Как раз в договоре с Россией германское правительство видело шанс все же еще прийти к соглашению с Польшей. Требование Советским Союзом права прохода через Польшу и Румынию в случае выполнения союзнических обязательств в конфликте с Германией должно было открыть глаза руководителям польской политики в отношении истинных целей Советского Союза. Внезапная заинтересованность англичан после заключения германо-советского пакта о ненападении в ограничении полных до тех пор гарантий Польше в случае войны с Германией должна была бы окончательно заставить призадуматься Бека и его сотрудников. В ситуации 1939 года только рейх был в состоянии защитить обе эти страны от советской агрессии. Никакая держава на свете не смогла бы побудить русское руководство вывести свои войска из этих двух стран. Ирония мировой истории — спустя несколько лет так и случилось! Разумная польская политика поставила бы Польшу как потенциального союзника Германии против Советского Союза также и в относительно сильное положение к рейху.
Для непредвзятого историка здесь возникают два вопроса:
1. Каковы были мотивы польского правительства, и какие цели оно преследовало, отвергая после заключения германо-русского договора возобновленное немецкое предложение о переговорах или отказываясь следовать ему?
2. Чем руководствовалось британское правительство, ратифицируя англо-польский договор, заключенный в ясном осознании того факта, что оно не имело возможности помочь Польше в военном отношении? Польша была этим договором спровоцирована к занятию самоубийственной и полностью непримиримой позиции в отношении к рейху.
Как ни странно, эти ключевые вопросы до сих пор не были подняты официальной исторической наукой. Начнем с первого вопроса.
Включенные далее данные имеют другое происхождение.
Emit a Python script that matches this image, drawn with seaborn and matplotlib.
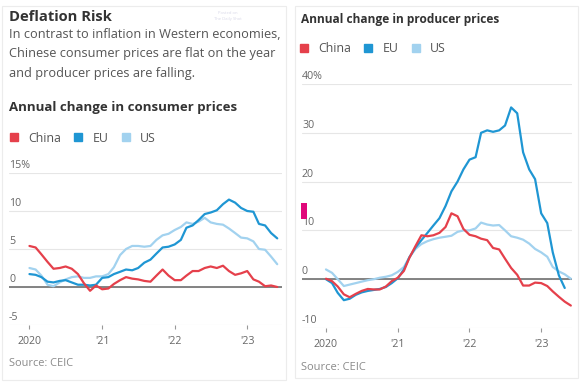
import pandas as pd
import numpy as np
import matplotlib.pyplot as plt
import seaborn as sns
from matplotlib.lines import Line2D
from matplotlib.patches import Rectangle

# Monthly data, Jan 2020 onward (annual % change)
dates = pd.date_range("2020-01-01", periods=42, freq="MS")

cpi_china = [5.4, 5.2, 4.3, 3.3, 2.4, 2.5, 2.7, 2.4, 1.7, 0.5, -0.5, 0.2,
             -0.3, -0.2, 0.4, 0.9, 1.3, 1.1, 1.0, 0.8, 0.7, 1.5, 2.3, 1.5,
             0.9, 0.9, 1.5, 2.1, 2.1, 2.5, 2.7, 2.5, 2.8, 2.1, 1.6, 1.8,
             2.1, 1.0, 0.7, 0.1, 0.2, 0.0]
cpi_eu = [1.7, 1.6, 1.3, 0.7, 0.6, 0.8, 0.9, 0.6, 0.3, 0.3, 0.2, 0.3,
          1.2, 1.3, 1.7, 2.0, 2.3, 2.2, 2.5, 3.2, 3.6, 4.4, 5.2, 5.3,
          5.6, 6.2, 7.8, 8.1, 8.8, 9.6, 9.8, 10.1, 10.9, 11.5, 11.1, 10.4,
          10.0, 9.9, 8.3, 8.1, 7.1, 6.4]
cpi_us = [2.5, 2.3, 1.5, 0.3, 0.1, 0.6, 1.0, 1.3, 1.4, 1.2, 1.2, 1.4,
          1.4, 1.7, 2.6, 4.2, 5.0, 5.4, 5.4, 5.3, 5.4, 6.2, 6.8, 7.0,
          7.5, 7.9, 8.5, 8.3, 8.6, 9.1, 8.5, 8.3, 8.2, 7.7, 7.1, 6.5,
          6.4, 6.0, 5.0, 4.9, 4.0, 3.0]

ppi_china = [0.1, -0.4, -1.5, -3.1, -3.7, -3.0, -2.4, -2.0, -2.1, -2.1, -1.5, -0.4,
             0.3, 1.7, 4.4, 6.8, 9.0, 8.8, 9.0, 9.5, 10.7, 13.5, 12.9, 10.3,
             9.1, 8.8, 8.3, 8.0, 6.4, 6.1, 4.2, 2.3, 0.9, -1.3, -1.3, -0.7,
             -0.8, -1.4, -2.5, -3.6, -4.6, -5.4]
ppi_eu = [0.0, -0.8, -2.8, -4.3, -4.0, -3.2, -2.7, -2.4, -2.2, -2.0, -1.6, -0.8,
          0.2, 2.0, 4.5, 6.5, 8.0, 9.5, 11.0, 12.5, 15.0, 18.0, 20.0, 22.5,
          24.5, 25.0, 30.0, 30.5, 30.2, 30.5, 31.5, 35.2, 34.0, 26.0, 22.5, 20.5,
          13.5, 11.5, 5.5, 0.8, -1.8, np.nan]
ppi_us = [2.0, 1.3, 0.0, -1.4, -1.1, -0.8, -0.5, -0.2, 0.0, 0.3, 0.5, 0.8,
          1.5, 2.5, 4.5, 6.2, 7.2, 7.8, 8.2, 8.5, 8.7, 8.9, 9.7, 10.0,
          10.0, 10.4, 11.6, 11.2, 11.0, 11.1, 10.0, 8.8, 8.5, 8.1, 7.3, 6.2,
          5.5, 4.6, 2.5, 1.6, 1.0, 0.1]

series = ["China", "EU", "US"]
colors = {"China": "#e5404b", "EU": "#1f96d3", "US": "#a2d2ef"}

year_ticks = pd.to_datetime(["2020-01-01", "2021-01-01", "2022-01-01", "2023-01-01"])
year_labels = ["2020", "'21", "'22", "'23"]
cpi_ticks = [15, 10, 5, 0, -5]
ppi_ticks = [40, 30, 20, 10, 0, -10]

W, H = 587, 384

sns.set_theme(style="white")
plt.rcParams["font.family"] = ["Open Sans", "DejaVu Sans"]


def long_df(china, eu, us):
    d = pd.DataFrame({"date": dates, "China": china, "EU": eu, "US": us})
    return d.melt(id_vars="date", var_name="series", value_name="value").dropna()


def px(x, y):
    return x / W, 1 - y / H


def axes_box(x0, y0, x1, y1):
    return [x0 / W, 1 - y1 / H, (x1 - x0) / W, (y1 - y0) / H]


def fit(texts, width_px):
    # scale font so the first text spans width_px pixels
    r = fig.canvas.get_renderer()
    w = texts[0].get_window_extent(r).width
    size = texts[0].get_fontsize() * width_px / w
    for t in texts:
        t.set_fontsize(size)


def style_axes(ax, yticks, ylim, xlim):
    ax.set_ylim(*ylim)
    ax.set_xlim(*xlim)
    sns.despine(ax=ax, left=True, bottom=True)
    ax.set_yticks([])
    for v in yticks:
        ax.axhline(v, color="#e6e6e6", lw=0.8, zorder=0)
    ax.axhline(0, color="#7a7a7a", lw=1.3, zorder=1)
    for i, v in enumerate(yticks):
        lab = f"{v}%" if i == 0 else str(v)
        ax.annotate(lab, xy=(0, v), xycoords=("axes fraction", "data"),
                    xytext=(0, 1.5), textcoords="offset points",
                    ha="left", va="bottom", fontsize=7.7, color="#666666")
    ax.set_xticks(year_ticks)
    ax.set_xticklabels(year_labels)
    ax.tick_params(axis="x", bottom=True, length=3, width=0.8, color="#999999",
                   pad=5, labelsize=7.7, labelcolor="#666666")
    ax.set_xlabel("")
    ax.set_ylabel("")


fig = plt.figure(figsize=(W / 100, H / 100), dpi=100)
fig.patch.set_facecolor("white")

# panel cards
for (x0, y0, x1, y1) in [(2, 6, 286, 380), (295, 6, 578, 378)]:
    fig.patches.append(Rectangle(px(x0, y1), (x1 - x0) / W, (y1 - y0) / H,
                                 transform=fig.transFigure, fill=False,
                                 edgecolor="#ececec", lw=0.8))

# left: consumer prices
ax1 = fig.add_axes(axes_box(9, 173, 282, 325))
sns.lineplot(data=long_df(cpi_china, cpi_eu, cpi_us), x="date", y="value",
             hue="series", hue_order=["US", "EU", "China"], palette=colors,
             linewidth=1.6, legend=False, ax=ax1)
style_axes(ax1, cpi_ticks, (-5, 15),
           (pd.Timestamp("2019-09-20"), pd.Timestamp("2023-06-25")))

# right: producer prices
ax2 = fig.add_axes(axes_box(302, 84, 572, 328))
sns.lineplot(data=long_df(ppi_china, ppi_eu, ppi_us), x="date", y="value",
             hue="series", hue_order=["US", "EU", "China"], palette=colors,
             linewidth=1.6, legend=False, ax=ax2)
style_axes(ax2, ppi_ticks, (-10, 40),
           (pd.Timestamp("2019-09-01"), pd.Timestamp("2023-06-07")))

# titles and notes
title = fig.text(*px(9, 17), "Deflation Risk", fontsize=10, fontweight="bold",
                 color="#333333", va="center")
subtitle = ["In contrast to inflation in Western economies,",
            "Chinese consumer prices are flat on the year",
            "and producer prices are falling."]
sub = [fig.text(*px(9, 35 + i * 19), line, fontsize=8.5, color="#555555", va="center")
       for i, line in enumerate(subtitle)]
t_cpi = fig.text(*px(9, 107), "Annual change in consumer prices", fontsize=9,
                 fontweight="bold", color="#333333", va="center")
t_ppi = fig.text(*px(301, 19), "Annual change in producer prices", fontsize=8,
                 fontweight="bold", color="#333333", va="center")
s1 = fig.text(*px(9, 363), "Source: CEIC", fontsize=7.5, color="#8a8a8a", va="center")
s2 = fig.text(*px(301, 367), "Source: CEIC", fontsize=7.5, color="#8a8a8a", va="center")
fig.text(*px(228, 16), "Posted on\nThe Daily Shot", fontsize=3, color="#d8d8e8",
         va="center", ha="center", linespacing=1.6)

fit([title], 103)
fit(sub, 269)
fit([t_cpi], 227)
fit([t_ppi], 199)
fit([s1], 64)
fit([s2], 65)

# legends
handles = [Line2D([], [], marker="s", linestyle="none", markersize=6,
                  color=colors[s]) for s in series]
for (lx, ly) in [(9, 138), (299, 49)]:
    fig.legend(handles, series, loc="center left", bbox_to_anchor=px(lx, ly),
               ncol=3, frameon=False, fontsize=8.9, handlelength=0.8,
               handletextpad=0.75, columnspacing=1.0, borderpad=0,
               borderaxespad=0, labelcolor="#555555")

# stray marker from the source screenshot
fig.patches.append(Rectangle(px(301, 219), 6 / W, 16 / H,
                             transform=fig.transFigure, color="#e0087a", lw=0))

fig.savefig("out.png", dpi=100)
Разве утратило свою силу уже цитированное высказывание польского министра иностранных дел Бека, сделанное французскому министру Лавалю, согласно которому величайшая катастрофа для польской нации всегда разражалась тогда, когда «Германия и Россия» действовали «сообща»? Устарела ли вдруг эта очевидная и подтвержденная историей истина в те четыре года, в которые Германия вновь стала фактором силы? Даже принимая во внимание склонность министра иностранных дел Польши Бека к переоценке польской позиции, побуждавшую его предаваться мечтаниям о распространении польской власти и влияния от Балтийского до Черного моря, все же нельзя предположить, будто он всерьез верил, что сможет удержаться между рейхом и Советским Союзом в военном отношении. Правда, польско-советский пакт о ненападении еще действовал[264]
.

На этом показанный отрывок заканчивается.